Create a dictionary from the translation table.

Parameters:

full_records – Include not only the identifiers, but also some properties of the orthology relationships.
kwargs – Resource specific filtering criteria.

Returns:

A dict with identifiers of the source organism as keys, and sets of their orthologs as values.

df(full_records: bool = False, **kwargs) → DataFrame§

Orthologous pairs as data frame.

Parameters:

full_records – Include not only the identifiers, but also some properties of the orthology relationships.
kwargs – Resource specific filtering criteria.

Returns:

A data frame with pairs of orthologous identifiers, in two columns: “source” and “target”.

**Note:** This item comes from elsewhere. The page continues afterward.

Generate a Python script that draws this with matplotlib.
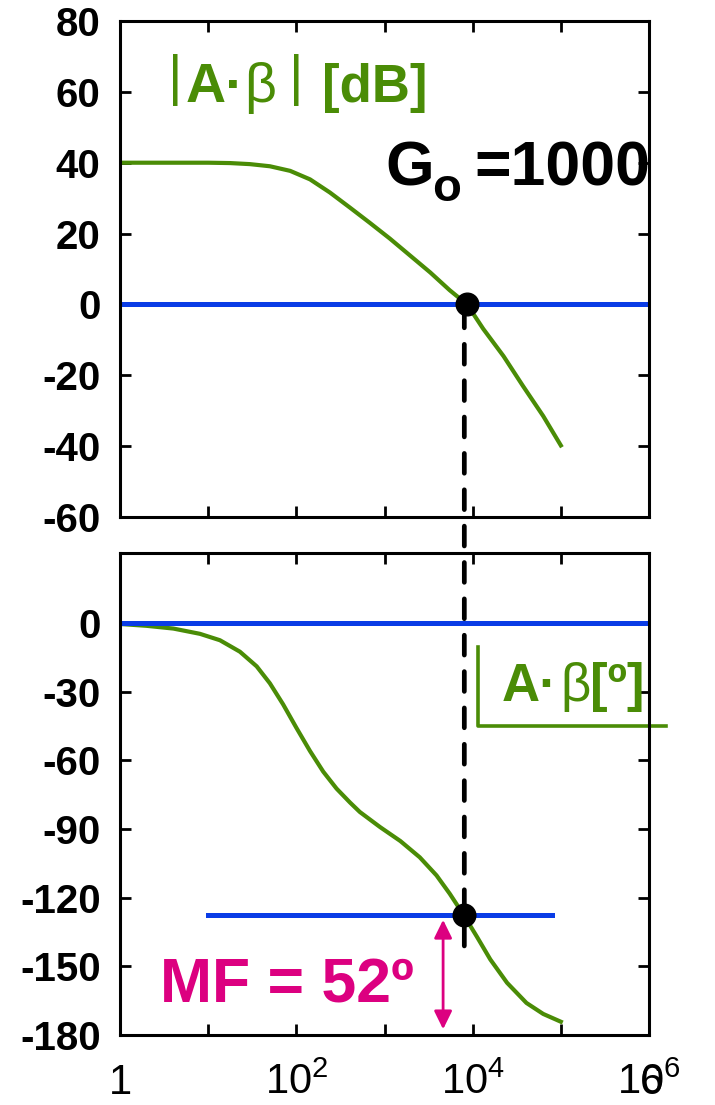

match(ortholog: OrthologBase, **kwargs) → bool[source]§

Check an ortholog against filtering criteria.

Parameters:

ortholog – An ortholog record.
kwargs – Override default filtering parameters.

Returns:

True if the ortholog meets the criteria.

translate(identifier: str | Iterable[str], full_records: bool = False, **kwargs) → set[str]§

For one UniProt ID of the source organism returns all orthologues from the target organism.

Parameters:

identifier – An identifier corresponding to the ID type and source organism of the instance.
full_records – Include not only the identifiers, but also some properties of the orthology relationships.
kwargs – Resource specific translation parameters.

Returns:

A set of identifiers of orthologues in the target taxon.

translate_df(df: DataFrame, cols: str | list[str] | None = None, ortho_df: DataFrame | None = None, **kwargs)§

Translate columns in a data frame.

Parameters:

df – A data frame.
cols – One or more columns to be translated. It can be a single column name, an iterable of column names or a dict where keys are column names and values are ID types. Except this last case, identifiers are assumed to be UniProt.
ortho_df – Override the translation data frame. If provided, the parameters in kwargs won’t have an effect. Must have columns “source” and “target”.
kwargs – Resource specific translation parameters.

Returns:

A data frame with the same column layout as the input, and the identifiers translated as demanded. Rows that could not be translated are omitted.